Shipbreaker by Paolo Bacigalupi: I started this one recently and am loving it so far. It's a very original dystopian concept, about a boy named Nailer whose job is to strip copper wire from shipwrecked old oil tankers on the U.S. coast. Pretty eerie setting, mainly because it seems very plausible. Anyway, Nailer happens upon a really luxurious ship one day that can be worth a lot of money to scavenge (if they do it right). They also find a girl on this ship, though, who may or may not be trustworthy. Nailer is a completely endearing main character who I found myself rooting for from page 1. Love the details about scavenging the oil tankers, too!

by Malinda Lo: If you loved Lo's Ash, or authors like Patricia McKillip, you'll love this. I just started this one and it has all the beauty, lyricism, and magic of her first novel. In Huntress, the world is fading...failing crops, sunless skies. To save it, two girls are chosen to go on a journey to the city of the Fairy Queen, and in the process they come to rely on and love each other. I smile every time I read Lo's writing. It's SO beautiful. Check it out. :)

Fury of the Phoenix by Cindy Pon: Sequel to Silver Phoenix, which is about a girl named Ai Ling who sets off to find her father when he doesn't return from the Imperial Palace. Nothing like a book about a girl who can kick ass like Ai Ling, as well as a book full of fantasy, adventure, romance, and AMAZING descriptions of mouthwatering food.
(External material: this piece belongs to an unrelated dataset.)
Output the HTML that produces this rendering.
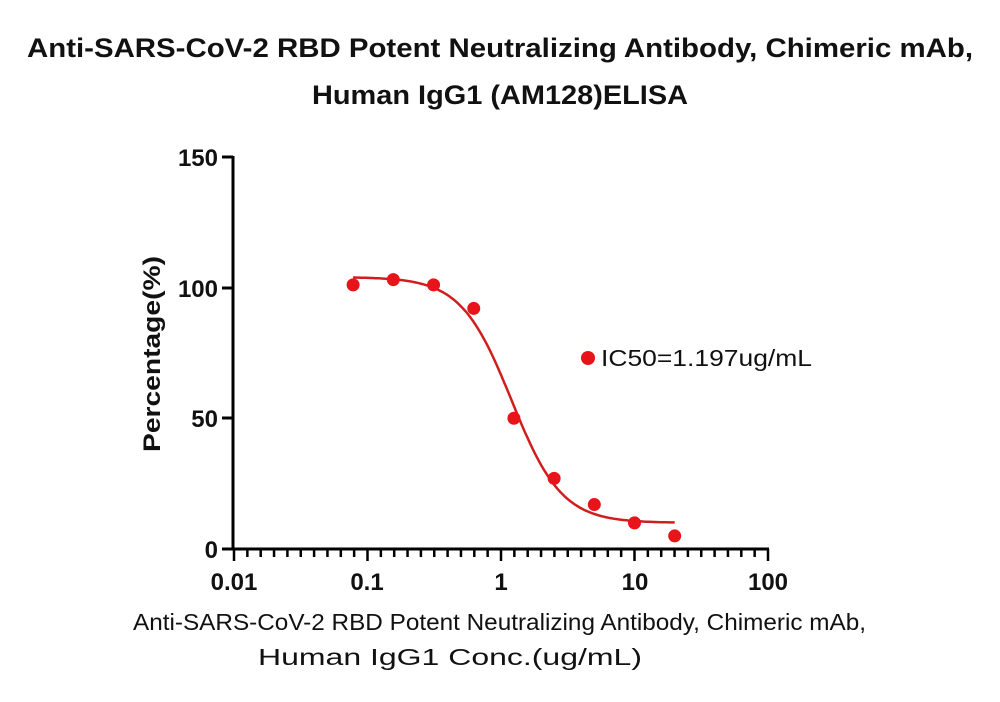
<!DOCTYPE html>
<html><head><meta charset="utf-8"><style>
body{margin:0;background:#fff;width:1000px;height:702px;overflow:hidden}
svg{display:block}
</style></head><body>
<svg id="s" width="1000" height="702" xmlns="http://www.w3.org/2000/svg" font-family="Liberation Sans, sans-serif">
<text x="27" y="57" textLength="946" lengthAdjust="spacingAndGlyphs" font-size="27" font-weight="bold" fill="#111">Anti-SARS-CoV-2 RBD Potent Neutralizing Antibody, Chimeric mAb,</text>
<text x="312" y="104" textLength="376" lengthAdjust="spacingAndGlyphs" font-size="27" font-weight="bold" fill="#111">Human IgG1 (AM128)ELISA</text>
<g stroke="#000" stroke-width="3" fill="none">
<line x1="233" y1="156" x2="233" y2="550"/>
<line x1="232" y1="549" x2="769" y2="549"/>
<line x1="222" y1="157" x2="233" y2="157"/>
<line x1="222" y1="288" x2="233" y2="288"/>
<line x1="222" y1="418" x2="233" y2="418"/>
<line x1="222" y1="549" x2="233" y2="549"/>
</g>
<g id="xt" stroke="#000" stroke-width="2.5"></g>
<g font-size="24" font-weight="bold" fill="#111" text-anchor="end">
<text x="218" y="166">150</text><text x="218" y="297">100</text><text x="218" y="427">50</text><text x="218" y="558">0</text>
</g>
<g font-size="24" font-weight="bold" fill="#111" text-anchor="middle">
<text x="234" y="590">0.01</text><text x="367" y="590">0.1</text><text x="501" y="590">1</text><text x="635" y="590">10</text><text x="768" y="590">100</text>
</g>
<text transform="translate(160,452) rotate(-90)" textLength="196" lengthAdjust="spacingAndGlyphs" font-size="24" font-weight="bold" fill="#111">Percentage(%)</text>
<text x="133" y="630" textLength="733" lengthAdjust="spacingAndGlyphs" font-size="23" fill="#111">Anti-SARS-CoV-2 RBD Potent Neutralizing Antibody, Chimeric mAb,</text>
<text x="258" y="665" textLength="384" lengthAdjust="spacingAndGlyphs" font-size="23" fill="#111">Human IgG1 Conc.(ug/mL)</text>
<path id="curve" fill="none" stroke="#d01e1e" stroke-width="2.5"/>
<g id="pts" fill="#e8141a"></g>
<circle cx="588" cy="358" r="7" fill="#e8141a"/>
<text x="601" y="366" textLength="211" lengthAdjust="spacingAndGlyphs" font-size="23" fill="#111">IC50=1.197ug/mL</text>
</svg>
<script>
var X=function(v){return 234+(Math.log10(v)+2)*133.5};
var Y=function(v){return 549-v*2.615};
var xt=document.getElementById('xt'),h='';
for(var i=0;i<=40;i++){var x=234+i*13.35;h+='<line x1="'+x+'" y1="549" x2="'+x+'" y2="'+(i%10==0?561:557)+'"/>';}
xt.innerHTML=h;
var f=function(c){return 10+94/(1+Math.pow(c/1.197,2.3))};
var p='';for(var i=0;i<=200;i++){var c=0.078*Math.pow(20/0.078,i/200);p+=(i?'L':'M')+X(c).toFixed(1)+' '+Y(f(c)).toFixed(1);}
document.getElementById('curve').setAttribute('d',p);
var xs=[0.078,0.156,0.3125,0.625,1.25,2.5,5,10,20],ys=[101,103,101,92,50,27,17,10,5],q='';
for(var i=0;i<9;i++)q+='<circle cx="'+X(xs[i])+'" cy="'+Y(ys[i])+'" r="6.5"/>';
document.getElementById('pts').innerHTML=q;
</script>
</body></html>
City of Fallen Angels by Cassandra Clare: Book 4 in her Mortal Instruments series. I've liked Cassie Clare's writing for a long time, and started TMI after reading book 1 in her other (related) trilogy, The Clockwork Angel (see below). :) You've probably heard of this series, unless you live under a rock.

Recently finished:

The Clockwork Angel
by Cassandra Clare: Recently finished this, then immediately bought it for a friend too. Few people can conjure up amazing male protagonists like Cassie can. And obviously, by the appearance of my own male protagonist (Day), you know I have a thing for white/silver-haired half-Asian boys like her character Jem. :) Dark, funny, steampunk-y, romantic, and full of goodness!

The Child Thief by Brom: I've always loved Peter Pan in every iteration he's ever been in. But man, Peter in THIS story is at his darkest. This is not for teens under 14. Very dark, violent, and with sexual references. But it is so good. Peter! I loved him for his conflicted nature and sense of duty. And, of course, his ever-present mischievous spirit.

Delirium by Lauren Oliver: My friend Julie had recommended Before I Fall (Oliver's first novel) to me a while back, and it was one of the best recs I've gotten. Now I'm a permanent fan of her breathtaking prose. Delirium is dystopian (so, obvious love points here) and a love story, but it takes place in a future U.S. that sees love as a disease that must be eradicated. 17-yr old Lena is going to get a procedure that "cures" her of love, but before she does, she falls in love with a free-spirited boy named Alex. Great read. First of a trilogy!